## start Input
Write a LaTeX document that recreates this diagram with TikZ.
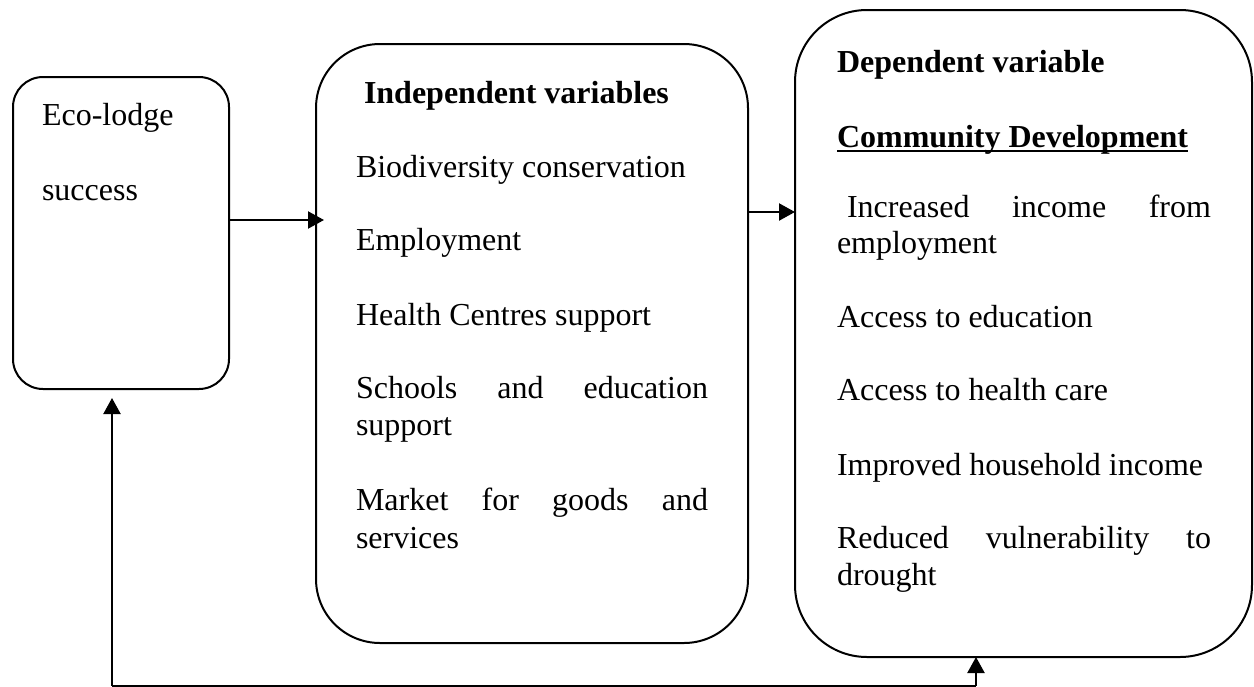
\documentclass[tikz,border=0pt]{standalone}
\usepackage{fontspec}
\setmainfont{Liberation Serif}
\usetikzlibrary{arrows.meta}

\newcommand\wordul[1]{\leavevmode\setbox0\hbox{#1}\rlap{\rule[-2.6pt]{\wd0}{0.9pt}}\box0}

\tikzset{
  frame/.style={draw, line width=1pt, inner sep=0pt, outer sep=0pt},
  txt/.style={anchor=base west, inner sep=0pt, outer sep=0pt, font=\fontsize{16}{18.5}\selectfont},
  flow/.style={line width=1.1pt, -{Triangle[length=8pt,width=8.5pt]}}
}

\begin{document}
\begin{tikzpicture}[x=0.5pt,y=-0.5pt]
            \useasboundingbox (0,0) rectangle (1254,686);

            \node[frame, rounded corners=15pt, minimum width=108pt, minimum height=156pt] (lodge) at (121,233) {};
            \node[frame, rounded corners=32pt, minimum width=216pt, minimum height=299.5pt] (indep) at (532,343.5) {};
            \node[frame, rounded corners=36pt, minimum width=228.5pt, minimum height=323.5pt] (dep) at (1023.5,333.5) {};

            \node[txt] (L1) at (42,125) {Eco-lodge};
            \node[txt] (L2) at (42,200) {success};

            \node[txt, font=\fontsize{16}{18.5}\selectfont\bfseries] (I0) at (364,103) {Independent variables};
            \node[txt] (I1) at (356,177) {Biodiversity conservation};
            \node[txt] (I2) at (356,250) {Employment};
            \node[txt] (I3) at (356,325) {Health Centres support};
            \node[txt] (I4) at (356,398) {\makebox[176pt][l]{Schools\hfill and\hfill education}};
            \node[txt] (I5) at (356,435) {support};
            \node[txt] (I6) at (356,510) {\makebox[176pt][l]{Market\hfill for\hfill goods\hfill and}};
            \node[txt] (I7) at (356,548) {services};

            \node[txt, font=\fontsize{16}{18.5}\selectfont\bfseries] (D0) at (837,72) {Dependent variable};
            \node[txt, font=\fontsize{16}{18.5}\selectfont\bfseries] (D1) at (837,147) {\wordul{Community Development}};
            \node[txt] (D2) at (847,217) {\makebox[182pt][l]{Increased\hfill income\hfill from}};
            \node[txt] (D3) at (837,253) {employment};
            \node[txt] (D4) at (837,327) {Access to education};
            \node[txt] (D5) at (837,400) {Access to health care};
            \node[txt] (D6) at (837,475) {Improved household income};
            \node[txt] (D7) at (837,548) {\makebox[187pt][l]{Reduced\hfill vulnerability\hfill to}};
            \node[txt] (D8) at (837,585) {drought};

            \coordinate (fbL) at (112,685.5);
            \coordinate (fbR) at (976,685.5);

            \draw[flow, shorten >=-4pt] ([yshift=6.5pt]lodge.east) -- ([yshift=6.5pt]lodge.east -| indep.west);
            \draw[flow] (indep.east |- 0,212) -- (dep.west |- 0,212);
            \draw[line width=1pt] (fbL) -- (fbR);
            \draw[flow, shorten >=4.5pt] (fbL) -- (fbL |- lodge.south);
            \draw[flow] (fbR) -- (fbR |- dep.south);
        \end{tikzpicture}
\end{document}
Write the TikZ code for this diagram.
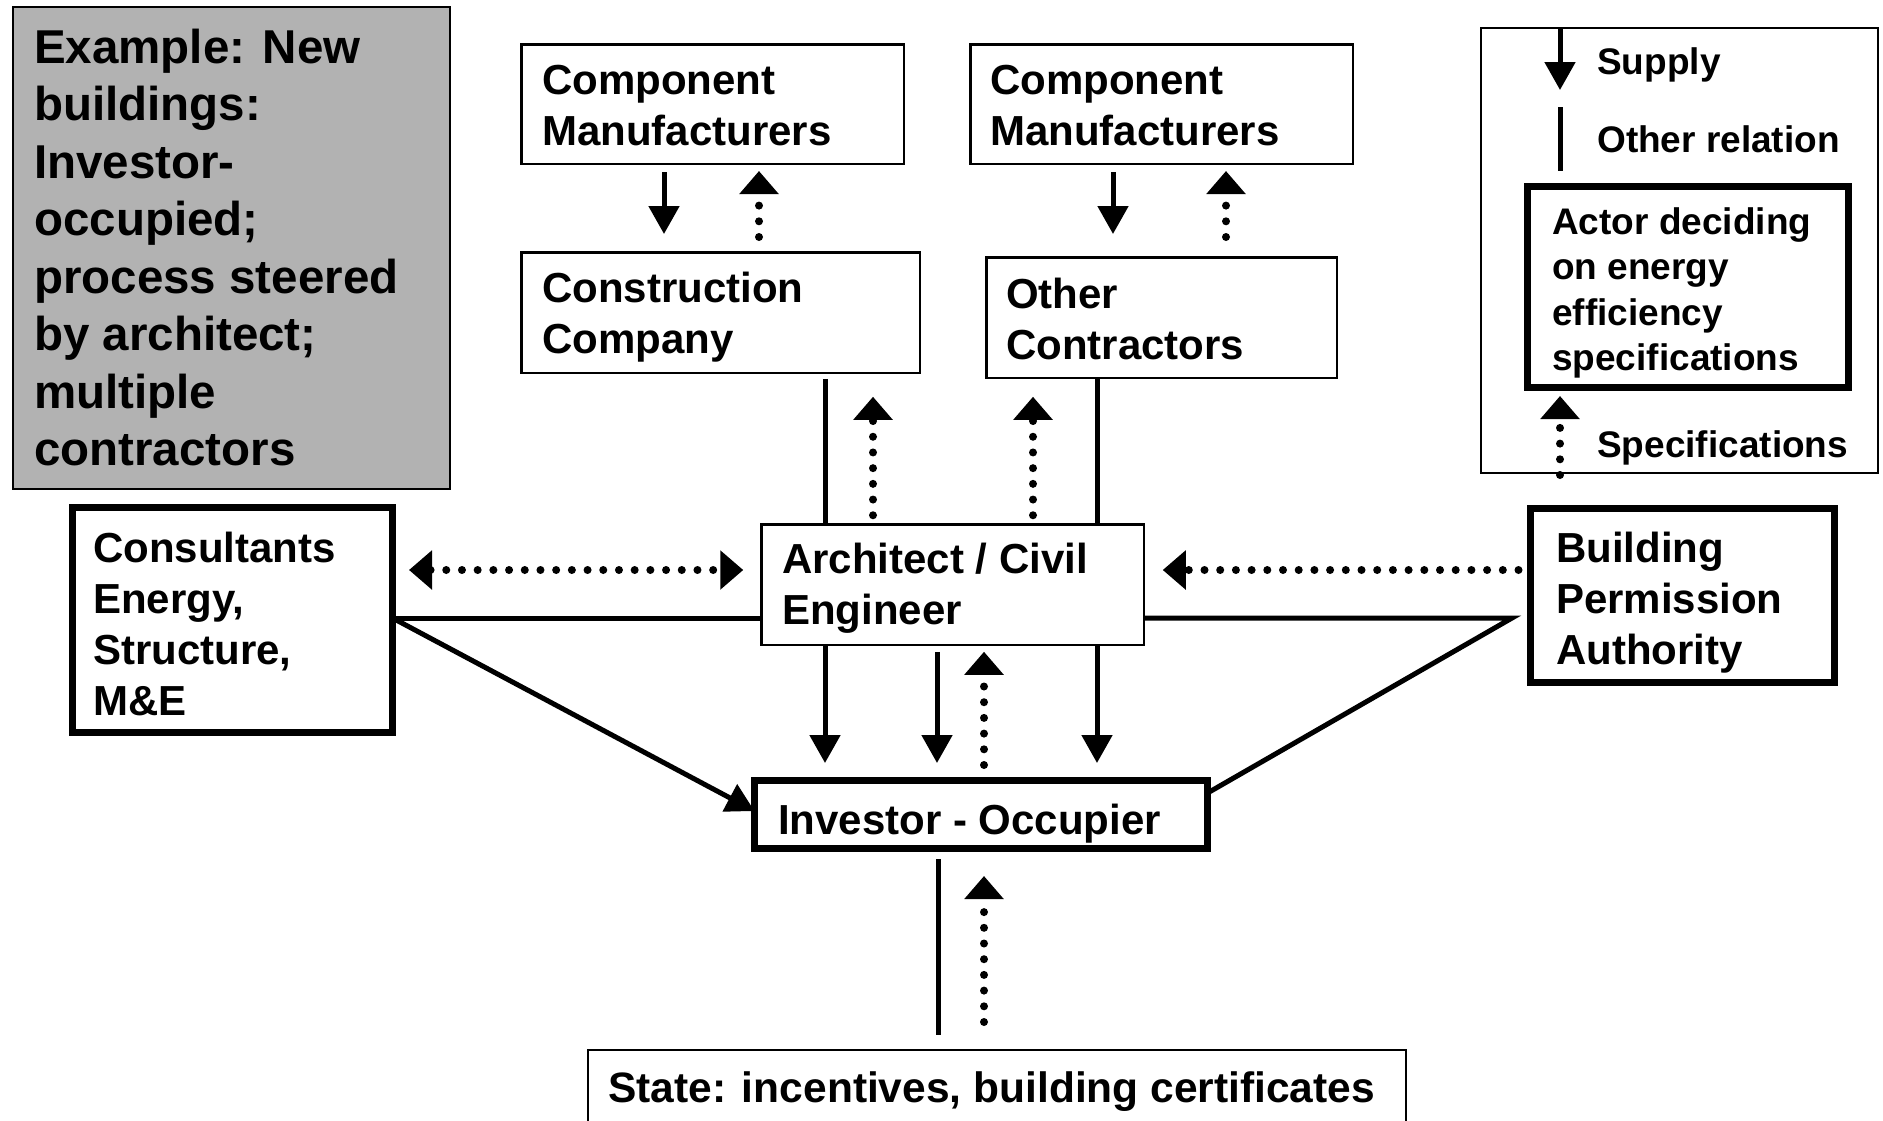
## end Input
Stated task: Skipping the pictures, transcribe each line above exactly as it appears.

Answer:
Write a LaTeX document that recreates this diagram with TikZ.
\documentclass[tikz,border=0pt]{standalone}
\usepackage{fontspec}
\setmainfont{Liberation Serif}
\usetikzlibrary{arrows.meta}

\newcommand\wordul[1]{\leavevmode\setbox0\hbox{#1}\rlap{\rule[-2.6pt]{\wd0}{0.9pt}}\box0}

\tikzset{
  frame/.style={draw, line width=1pt, inner sep=0pt, outer sep=0pt},
  txt/.style={anchor=base west, inner sep=0pt, outer sep=0pt, font=\fontsize{16}{18.5}\selectfont},
  flow/.style={line width=1.1pt, -{Triangle[length=8pt,width=8.5pt]}}
}

\begin{document}
\begin{tikzpicture}[x=0.5pt,y=-0.5pt]
            \useasboundingbox (0,0) rectangle (1254,686);

            \node[frame, rounded corners=15pt, minimum width=108pt, minimum height=156pt] (lodge) at (121,233) {};
            \node[frame, rounded corners=32pt, minimum width=216pt, minimum height=299.5pt] (indep) at (532,343.5) {};
            \node[frame, rounded corners=36pt, minimum width=228.5pt, minimum height=323.5pt] (dep) at (1023.5,333.5) {};

            \node[txt] (L1) at (42,125) {Eco-lodge};
            \node[txt] (L2) at (42,200) {success};

            \node[txt, font=\fontsize{16}{18.5}\selectfont\bfseries] (I0) at (364,103) {Independent variables};
            \node[txt] (I1) at (356,177) {Biodiversity conservation};
            \node[txt] (I2) at (356,250) {Employment};
            \node[txt] (I3) at (356,325) {Health Centres support};
            \node[txt] (I4) at (356,398) {\makebox[176pt][l]{Schools\hfill and\hfill education}};
            \node[txt] (I5) at (356,435) {support};
            \node[txt] (I6) at (356,510) {\makebox[176pt][l]{Market\hfill for\hfill goods\hfill and}};
            \node[txt] (I7) at (356,548) {services};

            \node[txt, font=\fontsize{16}{18.5}\selectfont\bfseries] (D0) at (837,72) {Dependent variable};
            \node[txt, font=\fontsize{16}{18.5}\selectfont\bfseries] (D1) at (837,147) {\wordul{Community Development}};
            \node[txt] (D2) at (847,217) {\makebox[182pt][l]{Increased\hfill income\hfill from}};
            \node[txt] (D3) at (837,253) {employment};
            \node[txt] (D4) at (837,327) {Access to education};
            \node[txt] (D5) at (837,400) {Access to health care};
            \node[txt] (D6) at (837,475) {Improved household income};
            \node[txt] (D7) at (837,548) {\makebox[187pt][l]{Reduced\hfill vulnerability\hfill to}};
            \node[txt] (D8) at (837,585) {drought};

            \coordinate (fbL) at (112,685.5);
            \coordinate (fbR) at (976,685.5);

            \draw[flow, shorten >=-4pt] ([yshift=6.5pt]lodge.east) -- ([yshift=6.5pt]lodge.east -| indep.west);
            \draw[flow] (indep.east |- 0,212) -- (dep.west |- 0,212);
            \draw[line width=1pt] (fbL) -- (fbR);
            \draw[flow, shorten >=4.5pt] (fbL) -- (fbL |- lodge.south);
            \draw[flow] (fbR) -- (fbR |- dep.south);
        \end{tikzpicture}
\end{document}
Write the TikZ code for this diagram.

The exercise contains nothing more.